**WRITTEN REQUEST**
Copy out each line exactly; pictures stay out of the copy.

--------------------------------------------------

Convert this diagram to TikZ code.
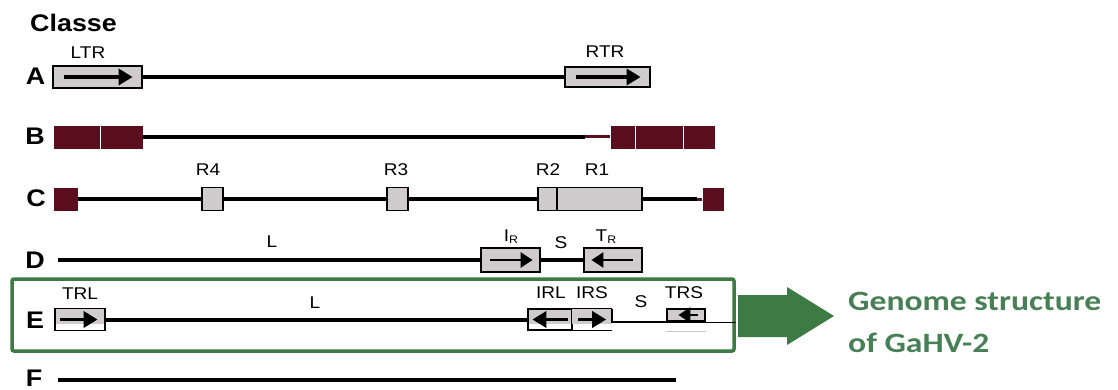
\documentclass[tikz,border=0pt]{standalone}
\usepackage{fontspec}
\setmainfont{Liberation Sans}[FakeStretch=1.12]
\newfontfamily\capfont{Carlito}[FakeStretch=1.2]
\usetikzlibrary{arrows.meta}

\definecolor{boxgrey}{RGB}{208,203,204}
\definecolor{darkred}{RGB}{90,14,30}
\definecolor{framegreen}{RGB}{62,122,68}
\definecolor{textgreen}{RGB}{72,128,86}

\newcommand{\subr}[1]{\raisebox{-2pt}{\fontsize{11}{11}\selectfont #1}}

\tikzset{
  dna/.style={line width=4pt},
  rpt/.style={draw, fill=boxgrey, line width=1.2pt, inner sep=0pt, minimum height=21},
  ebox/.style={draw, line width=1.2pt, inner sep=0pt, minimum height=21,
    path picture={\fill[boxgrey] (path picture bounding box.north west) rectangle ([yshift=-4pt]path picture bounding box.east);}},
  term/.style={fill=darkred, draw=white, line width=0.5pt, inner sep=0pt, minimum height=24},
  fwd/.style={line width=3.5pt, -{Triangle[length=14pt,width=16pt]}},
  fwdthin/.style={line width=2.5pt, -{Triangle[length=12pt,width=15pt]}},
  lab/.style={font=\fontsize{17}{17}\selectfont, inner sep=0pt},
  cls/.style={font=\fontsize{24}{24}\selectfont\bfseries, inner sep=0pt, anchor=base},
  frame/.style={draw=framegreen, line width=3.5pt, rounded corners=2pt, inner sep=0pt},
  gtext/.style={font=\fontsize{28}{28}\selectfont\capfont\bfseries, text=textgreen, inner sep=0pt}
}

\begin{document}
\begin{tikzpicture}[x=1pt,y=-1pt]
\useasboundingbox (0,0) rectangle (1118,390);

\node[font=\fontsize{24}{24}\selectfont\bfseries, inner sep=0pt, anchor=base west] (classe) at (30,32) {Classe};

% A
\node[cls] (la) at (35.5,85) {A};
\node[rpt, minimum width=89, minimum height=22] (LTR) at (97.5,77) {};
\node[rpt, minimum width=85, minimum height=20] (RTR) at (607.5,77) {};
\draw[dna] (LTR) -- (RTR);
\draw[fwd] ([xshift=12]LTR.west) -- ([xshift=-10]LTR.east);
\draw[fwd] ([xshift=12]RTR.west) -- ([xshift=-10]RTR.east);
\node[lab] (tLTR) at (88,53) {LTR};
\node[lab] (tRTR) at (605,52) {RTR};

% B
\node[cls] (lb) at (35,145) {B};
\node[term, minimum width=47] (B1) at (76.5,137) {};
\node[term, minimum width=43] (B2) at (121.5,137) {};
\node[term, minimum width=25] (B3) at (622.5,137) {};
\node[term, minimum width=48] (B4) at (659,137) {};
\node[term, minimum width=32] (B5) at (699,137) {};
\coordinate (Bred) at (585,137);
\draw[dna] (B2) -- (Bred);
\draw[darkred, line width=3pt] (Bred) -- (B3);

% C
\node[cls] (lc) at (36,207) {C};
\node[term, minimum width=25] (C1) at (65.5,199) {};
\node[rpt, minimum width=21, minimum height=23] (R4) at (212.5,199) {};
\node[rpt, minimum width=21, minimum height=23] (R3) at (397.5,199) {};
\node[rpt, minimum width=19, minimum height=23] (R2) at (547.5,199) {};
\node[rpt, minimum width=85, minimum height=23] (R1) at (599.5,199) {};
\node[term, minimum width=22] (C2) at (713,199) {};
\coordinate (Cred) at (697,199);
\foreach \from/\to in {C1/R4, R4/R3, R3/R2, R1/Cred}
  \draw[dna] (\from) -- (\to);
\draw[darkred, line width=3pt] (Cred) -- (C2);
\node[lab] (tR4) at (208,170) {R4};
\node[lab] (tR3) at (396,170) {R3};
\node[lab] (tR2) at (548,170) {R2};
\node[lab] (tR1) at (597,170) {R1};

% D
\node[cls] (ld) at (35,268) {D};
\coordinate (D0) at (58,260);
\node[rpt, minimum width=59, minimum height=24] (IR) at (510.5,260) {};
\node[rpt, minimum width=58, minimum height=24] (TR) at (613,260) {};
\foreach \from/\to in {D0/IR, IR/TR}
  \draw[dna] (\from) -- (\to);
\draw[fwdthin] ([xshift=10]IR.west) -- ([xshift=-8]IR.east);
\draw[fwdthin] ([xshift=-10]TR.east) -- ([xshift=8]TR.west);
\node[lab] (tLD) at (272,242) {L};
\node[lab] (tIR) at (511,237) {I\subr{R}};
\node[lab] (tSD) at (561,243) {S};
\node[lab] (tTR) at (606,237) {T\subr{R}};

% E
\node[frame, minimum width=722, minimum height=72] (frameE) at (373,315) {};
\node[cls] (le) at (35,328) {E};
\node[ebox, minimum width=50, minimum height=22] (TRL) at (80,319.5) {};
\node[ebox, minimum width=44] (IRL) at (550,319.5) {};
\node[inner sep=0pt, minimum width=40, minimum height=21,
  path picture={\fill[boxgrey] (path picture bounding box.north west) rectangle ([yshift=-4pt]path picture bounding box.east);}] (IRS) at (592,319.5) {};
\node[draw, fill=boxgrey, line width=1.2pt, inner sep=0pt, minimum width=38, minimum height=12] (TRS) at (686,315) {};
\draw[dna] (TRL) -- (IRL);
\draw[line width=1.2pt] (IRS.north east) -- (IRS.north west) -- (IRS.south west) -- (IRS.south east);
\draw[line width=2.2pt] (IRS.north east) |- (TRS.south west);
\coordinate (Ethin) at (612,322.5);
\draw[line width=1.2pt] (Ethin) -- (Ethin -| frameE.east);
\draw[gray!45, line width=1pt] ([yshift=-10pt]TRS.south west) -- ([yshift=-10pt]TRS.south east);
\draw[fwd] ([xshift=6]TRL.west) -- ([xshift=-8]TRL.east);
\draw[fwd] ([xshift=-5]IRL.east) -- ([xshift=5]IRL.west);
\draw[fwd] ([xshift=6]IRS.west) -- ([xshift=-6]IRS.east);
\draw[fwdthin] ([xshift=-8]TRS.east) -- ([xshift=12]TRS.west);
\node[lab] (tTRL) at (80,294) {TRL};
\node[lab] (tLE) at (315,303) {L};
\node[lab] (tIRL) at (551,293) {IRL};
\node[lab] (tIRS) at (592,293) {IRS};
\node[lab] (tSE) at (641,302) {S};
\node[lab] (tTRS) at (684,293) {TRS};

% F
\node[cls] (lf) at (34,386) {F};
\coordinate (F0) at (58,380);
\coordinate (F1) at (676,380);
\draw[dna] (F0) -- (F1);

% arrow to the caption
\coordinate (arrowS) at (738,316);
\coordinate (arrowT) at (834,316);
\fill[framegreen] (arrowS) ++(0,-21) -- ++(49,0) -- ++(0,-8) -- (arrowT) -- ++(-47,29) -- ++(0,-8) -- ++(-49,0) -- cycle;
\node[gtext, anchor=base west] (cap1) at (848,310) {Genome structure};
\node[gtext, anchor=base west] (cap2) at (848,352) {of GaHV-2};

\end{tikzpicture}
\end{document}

--------------------------------------------------

**FINAL ANSWER**
Convert this diagram to TikZ code.
\documentclass[tikz,border=0pt]{standalone}
\usepackage{fontspec}
\setmainfont{Liberation Sans}[FakeStretch=1.12]
\newfontfamily\capfont{Carlito}[FakeStretch=1.2]
\usetikzlibrary{arrows.meta}

\definecolor{boxgrey}{RGB}{208,203,204}
\definecolor{darkred}{RGB}{90,14,30}
\definecolor{framegreen}{RGB}{62,122,68}
\definecolor{textgreen}{RGB}{72,128,86}

\newcommand{\subr}[1]{\raisebox{-2pt}{\fontsize{11}{11}\selectfont #1}}

\tikzset{
  dna/.style={line width=4pt},
  rpt/.style={draw, fill=boxgrey, line width=1.2pt, inner sep=0pt, minimum height=21},
  ebox/.style={draw, line width=1.2pt, inner sep=0pt, minimum height=21,
    path picture={\fill[boxgrey] (path picture bounding box.north west) rectangle ([yshift=-4pt]path picture bounding box.east);}},
  term/.style={fill=darkred, draw=white, line width=0.5pt, inner sep=0pt, minimum height=24},
  fwd/.style={line width=3.5pt, -{Triangle[length=14pt,width=16pt]}},
  fwdthin/.style={line width=2.5pt, -{Triangle[length=12pt,width=15pt]}},
  lab/.style={font=\fontsize{17}{17}\selectfont, inner sep=0pt},
  cls/.style={font=\fontsize{24}{24}\selectfont\bfseries, inner sep=0pt, anchor=base},
  frame/.style={draw=framegreen, line width=3.5pt, rounded corners=2pt, inner sep=0pt},
  gtext/.style={font=\fontsize{28}{28}\selectfont\capfont\bfseries, text=textgreen, inner sep=0pt}
}

\begin{document}
\begin{tikzpicture}[x=1pt,y=-1pt]
\useasboundingbox (0,0) rectangle (1118,390);

\node[font=\fontsize{24}{24}\selectfont\bfseries, inner sep=0pt, anchor=base west] (classe) at (30,32) {Classe};

% A
\node[cls] (la) at (35.5,85) {A};
\node[rpt, minimum width=89, minimum height=22] (LTR) at (97.5,77) {};
\node[rpt, minimum width=85, minimum height=20] (RTR) at (607.5,77) {};
\draw[dna] (LTR) -- (RTR);
\draw[fwd] ([xshift=12]LTR.west) -- ([xshift=-10]LTR.east);
\draw[fwd] ([xshift=12]RTR.west) -- ([xshift=-10]RTR.east);
\node[lab] (tLTR) at (88,53) {LTR};
\node[lab] (tRTR) at (605,52) {RTR};

% B
\node[cls] (lb) at (35,145) {B};
\node[term, minimum width=47] (B1) at (76.5,137) {};
\node[term, minimum width=43] (B2) at (121.5,137) {};
\node[term, minimum width=25] (B3) at (622.5,137) {};
\node[term, minimum width=48] (B4) at (659,137) {};
\node[term, minimum width=32] (B5) at (699,137) {};
\coordinate (Bred) at (585,137);
\draw[dna] (B2) -- (Bred);
\draw[darkred, line width=3pt] (Bred) -- (B3);

% C
\node[cls] (lc) at (36,207) {C};
\node[term, minimum width=25] (C1) at (65.5,199) {};
\node[rpt, minimum width=21, minimum height=23] (R4) at (212.5,199) {};
\node[rpt, minimum width=21, minimum height=23] (R3) at (397.5,199) {};
\node[rpt, minimum width=19, minimum height=23] (R2) at (547.5,199) {};
\node[rpt, minimum width=85, minimum height=23] (R1) at (599.5,199) {};
\node[term, minimum width=22] (C2) at (713,199) {};
\coordinate (Cred) at (697,199);
\foreach \from/\to in {C1/R4, R4/R3, R3/R2, R1/Cred}
  \draw[dna] (\from) -- (\to);
\draw[darkred, line width=3pt] (Cred) -- (C2);
\node[lab] (tR4) at (208,170) {R4};
\node[lab] (tR3) at (396,170) {R3};
\node[lab] (tR2) at (548,170) {R2};
\node[lab] (tR1) at (597,170) {R1};

% D
\node[cls] (ld) at (35,268) {D};
\coordinate (D0) at (58,260);
\node[rpt, minimum width=59, minimum height=24] (IR) at (510.5,260) {};
\node[rpt, minimum width=58, minimum height=24] (TR) at (613,260) {};
\foreach \from/\to in {D0/IR, IR/TR}
  \draw[dna] (\from) -- (\to);
\draw[fwdthin] ([xshift=10]IR.west) -- ([xshift=-8]IR.east);
\draw[fwdthin] ([xshift=-10]TR.east) -- ([xshift=8]TR.west);
\node[lab] (tLD) at (272,242) {L};
\node[lab] (tIR) at (511,237) {I\subr{R}};
\node[lab] (tSD) at (561,243) {S};
\node[lab] (tTR) at (606,237) {T\subr{R}};

% E
\node[frame, minimum width=722, minimum height=72] (frameE) at (373,315) {};
\node[cls] (le) at (35,328) {E};
\node[ebox, minimum width=50, minimum height=22] (TRL) at (80,319.5) {};
\node[ebox, minimum width=44] (IRL) at (550,319.5) {};
\node[inner sep=0pt, minimum width=40, minimum height=21,
  path picture={\fill[boxgrey] (path picture bounding box.north west) rectangle ([yshift=-4pt]path picture bounding box.east);}] (IRS) at (592,319.5) {};
\node[draw, fill=boxgrey, line width=1.2pt, inner sep=0pt, minimum width=38, minimum height=12] (TRS) at (686,315) {};
\draw[dna] (TRL) -- (IRL);
\draw[line width=1.2pt] (IRS.north east) -- (IRS.north west) -- (IRS.south west) -- (IRS.south east);
\draw[line width=2.2pt] (IRS.north east) |- (TRS.south west);
\coordinate (Ethin) at (612,322.5);
\draw[line width=1.2pt] (Ethin) -- (Ethin -| frameE.east);
\draw[gray!45, line width=1pt] ([yshift=-10pt]TRS.south west) -- ([yshift=-10pt]TRS.south east);
\draw[fwd] ([xshift=6]TRL.west) -- ([xshift=-8]TRL.east);
\draw[fwd] ([xshift=-5]IRL.east) -- ([xshift=5]IRL.west);
\draw[fwd] ([xshift=6]IRS.west) -- ([xshift=-6]IRS.east);
\draw[fwdthin] ([xshift=-8]TRS.east) -- ([xshift=12]TRS.west);
\node[lab] (tTRL) at (80,294) {TRL};
\node[lab] (tLE) at (315,303) {L};
\node[lab] (tIRL) at (551,293) {IRL};
\node[lab] (tIRS) at (592,293) {IRS};
\node[lab] (tSE) at (641,302) {S};
\node[lab] (tTRS) at (684,293) {TRS};

% F
\node[cls] (lf) at (34,386) {F};
\coordinate (F0) at (58,380);
\coordinate (F1) at (676,380);
\draw[dna] (F0) -- (F1);

% arrow to the caption
\coordinate (arrowS) at (738,316);
\coordinate (arrowT) at (834,316);
\fill[framegreen] (arrowS) ++(0,-21) -- ++(49,0) -- ++(0,-8) -- (arrowT) -- ++(-47,29) -- ++(0,-8) -- ++(-49,0) -- cycle;
\node[gtext, anchor=base west] (cap1) at (848,310) {Genome structure};
\node[gtext, anchor=base west] (cap2) at (848,352) {of GaHV-2};

\end{tikzpicture}
\end{document}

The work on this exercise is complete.